All discussion aside, I see portrait photography as painting with people.

That is, it's not so much about composition, as it is about using objects around you - people, nature, etc - to paint a picture instead of using paint and brushes.

It's much easier than painting when the picture you see in your head is much like what the camera lens sees when you point it in a given direction.

However, often there's work required to paint the picture you see in your head. With people, it's figuring out what to say to them to make them look the way you see them - to bring out the inner warmth - and to figure out how to capture in a static image what the eye sees over a stretch of time.

Ultimately, with movies we've come full circle: filmmakers often resort to painting (i.e.

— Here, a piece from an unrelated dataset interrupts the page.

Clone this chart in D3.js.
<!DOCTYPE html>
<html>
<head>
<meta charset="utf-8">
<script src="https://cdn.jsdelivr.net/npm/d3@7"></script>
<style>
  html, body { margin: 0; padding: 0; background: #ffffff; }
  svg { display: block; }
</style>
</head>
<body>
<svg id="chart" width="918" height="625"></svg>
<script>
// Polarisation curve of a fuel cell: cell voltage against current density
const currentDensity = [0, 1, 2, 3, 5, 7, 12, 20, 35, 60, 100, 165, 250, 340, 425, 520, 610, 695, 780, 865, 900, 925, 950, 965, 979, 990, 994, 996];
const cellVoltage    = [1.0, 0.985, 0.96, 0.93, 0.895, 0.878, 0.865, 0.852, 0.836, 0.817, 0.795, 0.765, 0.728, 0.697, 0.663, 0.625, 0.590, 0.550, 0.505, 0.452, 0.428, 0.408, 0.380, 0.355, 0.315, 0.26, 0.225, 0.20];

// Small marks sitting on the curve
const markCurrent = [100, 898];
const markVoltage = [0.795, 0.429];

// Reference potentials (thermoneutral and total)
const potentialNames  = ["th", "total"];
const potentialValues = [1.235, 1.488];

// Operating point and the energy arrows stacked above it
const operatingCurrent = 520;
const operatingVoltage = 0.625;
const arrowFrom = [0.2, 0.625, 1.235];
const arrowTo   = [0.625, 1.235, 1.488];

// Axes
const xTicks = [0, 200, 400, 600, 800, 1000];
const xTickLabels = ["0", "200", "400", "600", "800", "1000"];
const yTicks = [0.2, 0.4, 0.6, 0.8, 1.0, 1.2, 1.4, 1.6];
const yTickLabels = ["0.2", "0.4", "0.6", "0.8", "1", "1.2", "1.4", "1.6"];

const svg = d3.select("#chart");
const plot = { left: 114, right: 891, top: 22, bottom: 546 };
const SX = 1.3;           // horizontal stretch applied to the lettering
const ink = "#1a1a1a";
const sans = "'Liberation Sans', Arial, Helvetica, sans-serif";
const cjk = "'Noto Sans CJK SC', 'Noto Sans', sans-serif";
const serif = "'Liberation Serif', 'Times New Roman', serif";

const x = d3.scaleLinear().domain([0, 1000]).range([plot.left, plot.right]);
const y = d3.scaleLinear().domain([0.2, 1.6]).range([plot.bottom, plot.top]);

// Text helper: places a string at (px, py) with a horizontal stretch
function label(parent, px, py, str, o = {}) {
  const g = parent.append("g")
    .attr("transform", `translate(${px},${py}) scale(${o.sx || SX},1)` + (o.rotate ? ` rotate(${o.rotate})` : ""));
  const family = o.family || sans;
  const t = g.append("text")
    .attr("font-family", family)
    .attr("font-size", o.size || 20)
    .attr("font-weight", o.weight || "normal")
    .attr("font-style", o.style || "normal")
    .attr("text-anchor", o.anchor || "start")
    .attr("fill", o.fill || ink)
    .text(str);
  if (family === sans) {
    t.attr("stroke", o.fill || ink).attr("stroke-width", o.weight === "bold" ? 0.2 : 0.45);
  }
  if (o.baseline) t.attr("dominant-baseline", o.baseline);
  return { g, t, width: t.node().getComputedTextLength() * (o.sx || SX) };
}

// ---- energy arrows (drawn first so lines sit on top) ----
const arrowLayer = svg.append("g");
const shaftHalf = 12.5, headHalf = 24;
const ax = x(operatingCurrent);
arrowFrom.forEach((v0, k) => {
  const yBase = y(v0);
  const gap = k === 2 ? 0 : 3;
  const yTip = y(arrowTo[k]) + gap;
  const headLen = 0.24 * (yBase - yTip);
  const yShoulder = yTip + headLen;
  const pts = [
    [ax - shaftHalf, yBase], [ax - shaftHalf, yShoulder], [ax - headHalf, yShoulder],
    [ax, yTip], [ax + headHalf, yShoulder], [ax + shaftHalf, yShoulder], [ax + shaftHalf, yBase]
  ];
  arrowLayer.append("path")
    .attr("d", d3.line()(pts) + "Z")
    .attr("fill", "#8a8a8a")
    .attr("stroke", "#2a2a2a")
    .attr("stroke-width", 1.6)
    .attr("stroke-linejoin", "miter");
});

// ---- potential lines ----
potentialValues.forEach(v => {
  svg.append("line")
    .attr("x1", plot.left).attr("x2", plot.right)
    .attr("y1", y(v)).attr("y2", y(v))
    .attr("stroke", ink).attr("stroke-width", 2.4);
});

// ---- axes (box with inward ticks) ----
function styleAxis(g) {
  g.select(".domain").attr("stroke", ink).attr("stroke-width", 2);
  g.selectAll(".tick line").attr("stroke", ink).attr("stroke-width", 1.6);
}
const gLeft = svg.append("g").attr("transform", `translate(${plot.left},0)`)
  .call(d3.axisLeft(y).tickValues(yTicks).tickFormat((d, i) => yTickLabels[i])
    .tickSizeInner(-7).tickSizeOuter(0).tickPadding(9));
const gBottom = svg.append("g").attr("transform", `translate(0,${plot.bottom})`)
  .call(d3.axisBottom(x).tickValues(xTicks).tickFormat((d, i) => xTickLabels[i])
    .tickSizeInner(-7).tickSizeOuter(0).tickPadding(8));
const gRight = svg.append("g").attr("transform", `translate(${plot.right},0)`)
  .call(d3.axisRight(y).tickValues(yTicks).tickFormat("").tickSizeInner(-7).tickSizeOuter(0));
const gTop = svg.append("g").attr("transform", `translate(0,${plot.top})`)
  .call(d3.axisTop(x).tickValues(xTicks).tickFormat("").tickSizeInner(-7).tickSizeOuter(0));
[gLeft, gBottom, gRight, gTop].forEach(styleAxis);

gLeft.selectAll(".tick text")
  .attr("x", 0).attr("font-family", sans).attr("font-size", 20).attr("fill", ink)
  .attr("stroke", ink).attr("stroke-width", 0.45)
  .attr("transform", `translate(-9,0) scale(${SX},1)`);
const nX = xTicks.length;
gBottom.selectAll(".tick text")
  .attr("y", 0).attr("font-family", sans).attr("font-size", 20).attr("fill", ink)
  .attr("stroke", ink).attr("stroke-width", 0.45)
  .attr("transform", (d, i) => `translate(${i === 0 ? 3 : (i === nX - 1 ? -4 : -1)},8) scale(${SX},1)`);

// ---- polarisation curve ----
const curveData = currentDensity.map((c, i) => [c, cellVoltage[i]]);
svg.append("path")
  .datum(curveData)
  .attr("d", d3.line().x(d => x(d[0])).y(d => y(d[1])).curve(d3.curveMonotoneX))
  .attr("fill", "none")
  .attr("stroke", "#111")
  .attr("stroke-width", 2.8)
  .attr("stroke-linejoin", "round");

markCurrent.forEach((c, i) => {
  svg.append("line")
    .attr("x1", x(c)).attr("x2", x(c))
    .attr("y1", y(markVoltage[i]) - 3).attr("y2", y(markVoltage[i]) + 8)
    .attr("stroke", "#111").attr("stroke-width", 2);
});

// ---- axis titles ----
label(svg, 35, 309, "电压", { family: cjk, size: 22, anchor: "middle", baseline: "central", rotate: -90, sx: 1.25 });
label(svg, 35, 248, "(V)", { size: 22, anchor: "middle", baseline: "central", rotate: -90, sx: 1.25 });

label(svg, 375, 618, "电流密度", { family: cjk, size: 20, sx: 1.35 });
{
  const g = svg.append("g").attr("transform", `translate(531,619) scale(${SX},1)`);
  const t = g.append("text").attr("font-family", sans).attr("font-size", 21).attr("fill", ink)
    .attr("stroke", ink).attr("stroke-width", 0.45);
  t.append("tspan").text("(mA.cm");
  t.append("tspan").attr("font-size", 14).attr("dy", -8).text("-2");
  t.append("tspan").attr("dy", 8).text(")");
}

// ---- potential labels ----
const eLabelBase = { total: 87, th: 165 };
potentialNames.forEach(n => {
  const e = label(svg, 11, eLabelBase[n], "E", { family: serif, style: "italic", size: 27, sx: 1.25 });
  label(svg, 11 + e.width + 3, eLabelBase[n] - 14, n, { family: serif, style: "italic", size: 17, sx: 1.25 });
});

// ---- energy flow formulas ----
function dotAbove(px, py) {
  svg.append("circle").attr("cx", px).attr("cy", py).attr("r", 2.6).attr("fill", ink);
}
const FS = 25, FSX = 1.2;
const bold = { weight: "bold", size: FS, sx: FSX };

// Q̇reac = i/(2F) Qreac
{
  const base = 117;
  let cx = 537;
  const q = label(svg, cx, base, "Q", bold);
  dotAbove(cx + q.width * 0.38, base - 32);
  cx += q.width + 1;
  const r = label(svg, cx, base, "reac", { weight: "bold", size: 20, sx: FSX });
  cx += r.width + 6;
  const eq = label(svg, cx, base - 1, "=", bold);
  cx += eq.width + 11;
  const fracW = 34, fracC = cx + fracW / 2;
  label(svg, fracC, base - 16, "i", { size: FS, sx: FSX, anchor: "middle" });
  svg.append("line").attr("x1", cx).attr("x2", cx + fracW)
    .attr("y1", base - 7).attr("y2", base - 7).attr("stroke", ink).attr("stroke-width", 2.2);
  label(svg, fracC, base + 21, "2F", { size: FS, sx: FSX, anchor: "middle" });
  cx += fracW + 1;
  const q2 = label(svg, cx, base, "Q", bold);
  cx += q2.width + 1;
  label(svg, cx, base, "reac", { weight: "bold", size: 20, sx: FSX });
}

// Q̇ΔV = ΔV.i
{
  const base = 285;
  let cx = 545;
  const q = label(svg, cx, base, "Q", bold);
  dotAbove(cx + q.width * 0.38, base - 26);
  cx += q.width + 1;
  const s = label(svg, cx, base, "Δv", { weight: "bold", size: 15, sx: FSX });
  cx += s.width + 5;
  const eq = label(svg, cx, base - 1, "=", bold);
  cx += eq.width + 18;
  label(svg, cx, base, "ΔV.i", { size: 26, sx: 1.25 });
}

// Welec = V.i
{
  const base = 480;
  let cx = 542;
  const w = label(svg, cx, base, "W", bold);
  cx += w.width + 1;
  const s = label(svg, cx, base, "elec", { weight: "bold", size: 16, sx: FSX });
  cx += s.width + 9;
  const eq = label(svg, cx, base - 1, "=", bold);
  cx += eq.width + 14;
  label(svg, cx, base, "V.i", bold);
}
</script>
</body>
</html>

CGI) instead of photography, because sometimes it's easier just to paint the picture one has in their minds with a graphics tablet than it is to paint it with real-world objects positioned around the camera - even if realism is the goal.


I would rephrase this as that the market demand for photorealistic portraiture decreased due to the rise of photography.

The artistic merits and goals are another axis altogether from market demand, and a bit more difficult subject.


That's true but I think part of it is also that once we achieved photorealism, we began to realize that photorealism isn't everything.


I think Bouguereau managed to surpass photorealism. It's more real than real, but, from what I read, the techniques he used are forever lost.

http://webneel.com/william-adolphe-bouguereau-paintings


Yup, when I doing some research for an engagement ring I read "reviews" on Moisanite arguing that it wasn't as nice as a real diamond because it had "too much sparkle." So I got the Moisanite and my fiance loved and gets compliments on it all the damn time!


I'd expect a significant change in diamond pricing structure — De Beers and the jewelry industry sure can keep prices from dropping uncontrollably, but I'd guess some kinds of impurities will become markers of superior value ("true natural 10..100× more expensive") due to difficulty of artificial reproduction.


I can see the desire for obviously occluded diamonds to become chic, since their manufacturing value would be low enough that fakes likely wouldn't exist, but I don't see how impurities would be "difficult to reproduce".